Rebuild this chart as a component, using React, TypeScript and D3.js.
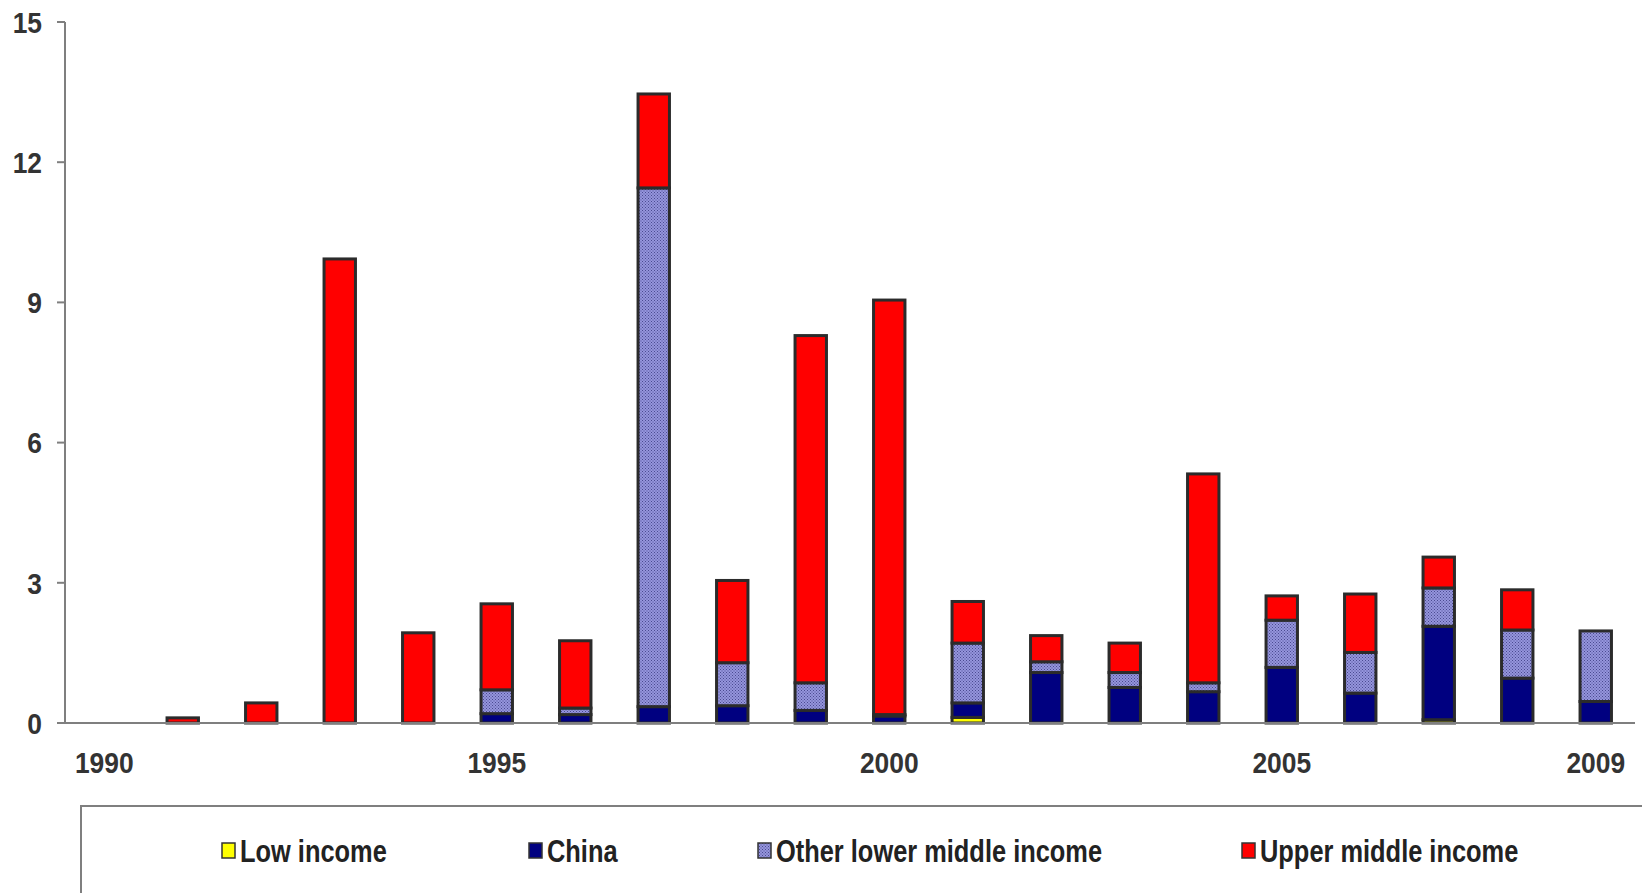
import React from 'react';
import * as d3 from 'd3';

const years = ['1990', '1991', '1992', '1993', '1994', '1995', '1996', '1997', '1998', '1999',
  '2000', '2001', '2002', '2003', '2004', '2005', '2006', '2007', '2008', '2009'];
const lowIncome = [0, 0, 0, 0, 0, 0, 0, 0, 0, 0, 0, 0.12, 0, 0, 0, 0, 0, 0.07, 0, 0];
const china = [0, 0, 0, 0, 0, 0.2, 0.18, 0.35, 0.37, 0.27, 0.15, 0.31, 1.08, 0.76, 0.67, 1.19, 0.64, 2.0, 0.96, 0.46];
const otherLower = [0, 0, 0, 0, 0, 0.51, 0.14, 11.1, 0.92, 0.59, 0.03, 1.28, 0.23, 0.32, 0.19, 1.01, 0.87, 0.82, 1.03, 1.51];
const upperMiddle = [0, 0.11, 0.43, 9.93, 1.93, 1.84, 1.44, 2.01, 1.76, 7.43, 8.87, 0.89, 0.56, 0.63, 4.47, 0.52, 1.25, 0.66, 0.86, 0];
const yTicks = [0, 3, 6, 9, 12, 15];
const xLabels = ['1990', '1995', '2000', '2005', '2009'];
const seriesNames = ['Low income', 'China', 'Other lower middle income', 'Upper middle income'];

const W = 1642;
const H = 893;
const left = 65;
const right = 1635;
const top = 22;
const bottom = 723;
const font = '"Liberation Sans", Arial, sans-serif';
const fills = ['#ffff00', '#000080', 'url(#dots)', '#ff0000'];

export default function App() {
  const x = d3.scaleBand().domain(years).range([left, right]).paddingInner(0.6).paddingOuter(0.3);
  const y = d3.scaleLinear().domain([0, 15]).range([bottom, top]);

  const rows = years.map((yr, i) => ({
    year: yr,
    s0: lowIncome[i],
    s1: china[i],
    s2: otherLower[i],
    s3: upperMiddle[i],
  }));
  const stacked = d3.stack<any>().keys(['s0', 's1', 's2', 's3'])(rows);

  const legendX = [222, 529, 758, 1242];

  return (
    <svg width={W} height={H} style={{position: 'absolute', left: 0, top: 0, background: '#fff'}}>
      <defs>
        <pattern id="dots" width="3" height="3" patternUnits="userSpaceOnUse">
          <rect width="3" height="3" fill="#9595dc" />
          <rect x="0" y="0" width="1" height="1" fill="#4a4a90" />
          <rect x="1.5" y="1.5" width="1" height="1" fill="#4a4a90" />
        </pattern>
      </defs>

      {/* bars */}
      {stacked.map((layer, si) => (
        <g key={si}>
          {layer.map((d: any, i) => {
            if (d[1] - d[0] <= 0) return null;
            return (
              <rect
                key={i}
                x={x(years[i])}
                y={y(d[1])}
                width={x.bandwidth()}
                height={y(d[0]) - y(d[1])}
                fill={fills[si]}
                stroke="#2b2b2b"
                strokeWidth={3}
              />
            );
          })}
        </g>
      ))}

      {/* axes */}
      <line x1={left} x2={left} y1={top} y2={bottom} stroke="#7f7f7f" strokeWidth={2} />
      <line x1={57} x2={right} y1={bottom} y2={bottom} stroke="#7f7f7f" strokeWidth={2} />
      {yTicks.map(t => (
        <g key={t}>
          <line x1={57} x2={left} y1={y(t)} y2={y(t)} stroke="#7f7f7f" strokeWidth={2} />
          <text transform={`translate(42,${y(t)}) scale(0.88,1)`} dy="0.36em" textAnchor="end"
                fontFamily={font} fontWeight="bold" fontSize={30} fill="#333">{t}</text>
        </g>
      ))}
      {xLabels.map(l => (
        <text key={l} transform={`translate(${(x(l) as number) + x.bandwidth() / 2},773) scale(0.88,1)`}
              textAnchor="middle" fontFamily={font} fontWeight="bold" fontSize={30} fill="#333">{l}</text>
      ))}

      {/* legend */}
      <rect x={81} y={806} width={1600} height={120} fill="none" stroke="#7f7f7f" strokeWidth={2} />
      {seriesNames.map((n, i) => (
        <g key={n}>
          <rect x={legendX[i]} y={843} width={13} height={15} fill={fills[i]} stroke="#333" strokeWidth={1.5} />
          <text transform={`translate(${legendX[i] + 18},862) scale(0.82,1)`}
                fontFamily={font} fontWeight="bold" fontSize={31} fill="#222">{n}</text>
        </g>
      ))}
    </svg>
  );
}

........

> **TASK INSTRUCTIONS**
Word for word, quote the full listing, omitting every picture.

> **SOLVED EXERCISE**
Rebuild this chart as a component, using React, TypeScript and D3.js.
import React from 'react';
import * as d3 from 'd3';

const years = ['1990', '1991', '1992', '1993', '1994', '1995', '1996', '1997', '1998', '1999',
  '2000', '2001', '2002', '2003', '2004', '2005', '2006', '2007', '2008', '2009'];
const lowIncome = [0, 0, 0, 0, 0, 0, 0, 0, 0, 0, 0, 0.12, 0, 0, 0, 0, 0, 0.07, 0, 0];
const china = [0, 0, 0, 0, 0, 0.2, 0.18, 0.35, 0.37, 0.27, 0.15, 0.31, 1.08, 0.76, 0.67, 1.19, 0.64, 2.0, 0.96, 0.46];
const otherLower = [0, 0, 0, 0, 0, 0.51, 0.14, 11.1, 0.92, 0.59, 0.03, 1.28, 0.23, 0.32, 0.19, 1.01, 0.87, 0.82, 1.03, 1.51];
const upperMiddle = [0, 0.11, 0.43, 9.93, 1.93, 1.84, 1.44, 2.01, 1.76, 7.43, 8.87, 0.89, 0.56, 0.63, 4.47, 0.52, 1.25, 0.66, 0.86, 0];
const yTicks = [0, 3, 6, 9, 12, 15];
const xLabels = ['1990', '1995', '2000', '2005', '2009'];
const seriesNames = ['Low income', 'China', 'Other lower middle income', 'Upper middle income'];

const W = 1642;
const H = 893;
const left = 65;
const right = 1635;
const top = 22;
const bottom = 723;
const font = '"Liberation Sans", Arial, sans-serif';
const fills = ['#ffff00', '#000080', 'url(#dots)', '#ff0000'];

export default function App() {
  const x = d3.scaleBand().domain(years).range([left, right]).paddingInner(0.6).paddingOuter(0.3);
  const y = d3.scaleLinear().domain([0, 15]).range([bottom, top]);

  const rows = years.map((yr, i) => ({
    year: yr,
    s0: lowIncome[i],
    s1: china[i],
    s2: otherLower[i],
    s3: upperMiddle[i],
  }));
  const stacked = d3.stack<any>().keys(['s0', 's1', 's2', 's3'])(rows);

  const legendX = [222, 529, 758, 1242];

  return (
    <svg width={W} height={H} style={{position: 'absolute', left: 0, top: 0, background: '#fff'}}>
      <defs>
        <pattern id="dots" width="3" height="3" patternUnits="userSpaceOnUse">
          <rect width="3" height="3" fill="#9595dc" />
          <rect x="0" y="0" width="1" height="1" fill="#4a4a90" />
          <rect x="1.5" y="1.5" width="1" height="1" fill="#4a4a90" />
        </pattern>
      </defs>

      {/* bars */}
      {stacked.map((layer, si) => (
        <g key={si}>
          {layer.map((d: any, i) => {
            if (d[1] - d[0] <= 0) return null;
            return (
              <rect
                key={i}
                x={x(years[i])}
                y={y(d[1])}
                width={x.bandwidth()}
                height={y(d[0]) - y(d[1])}
                fill={fills[si]}
                stroke="#2b2b2b"
                strokeWidth={3}
              />
            );
          })}
        </g>
      ))}

      {/* axes */}
      <line x1={left} x2={left} y1={top} y2={bottom} stroke="#7f7f7f" strokeWidth={2} />
      <line x1={57} x2={right} y1={bottom} y2={bottom} stroke="#7f7f7f" strokeWidth={2} />
      {yTicks.map(t => (
        <g key={t}>
          <line x1={57} x2={left} y1={y(t)} y2={y(t)} stroke="#7f7f7f" strokeWidth={2} />
          <text transform={`translate(42,${y(t)}) scale(0.88,1)`} dy="0.36em" textAnchor="end"
                fontFamily={font} fontWeight="bold" fontSize={30} fill="#333">{t}</text>
        </g>
      ))}
      {xLabels.map(l => (
        <text key={l} transform={`translate(${(x(l) as number) + x.bandwidth() / 2},773) scale(0.88,1)`}
              textAnchor="middle" fontFamily={font} fontWeight="bold" fontSize={30} fill="#333">{l}</text>
      ))}

      {/* legend */}
      <rect x={81} y={806} width={1600} height={120} fill="none" stroke="#7f7f7f" strokeWidth={2} />
      {seriesNames.map((n, i) => (
        <g key={n}>
          <rect x={legendX[i]} y={843} width={13} height={15} fill={fills[i]} stroke="#333" strokeWidth={1.5} />
          <text transform={`translate(${legendX[i] + 18},862) scale(0.82,1)`}
                fontFamily={font} fontWeight="bold" fontSize={31} fill="#222">{n}</text>
        </g>
      ))}
    </svg>
  );
}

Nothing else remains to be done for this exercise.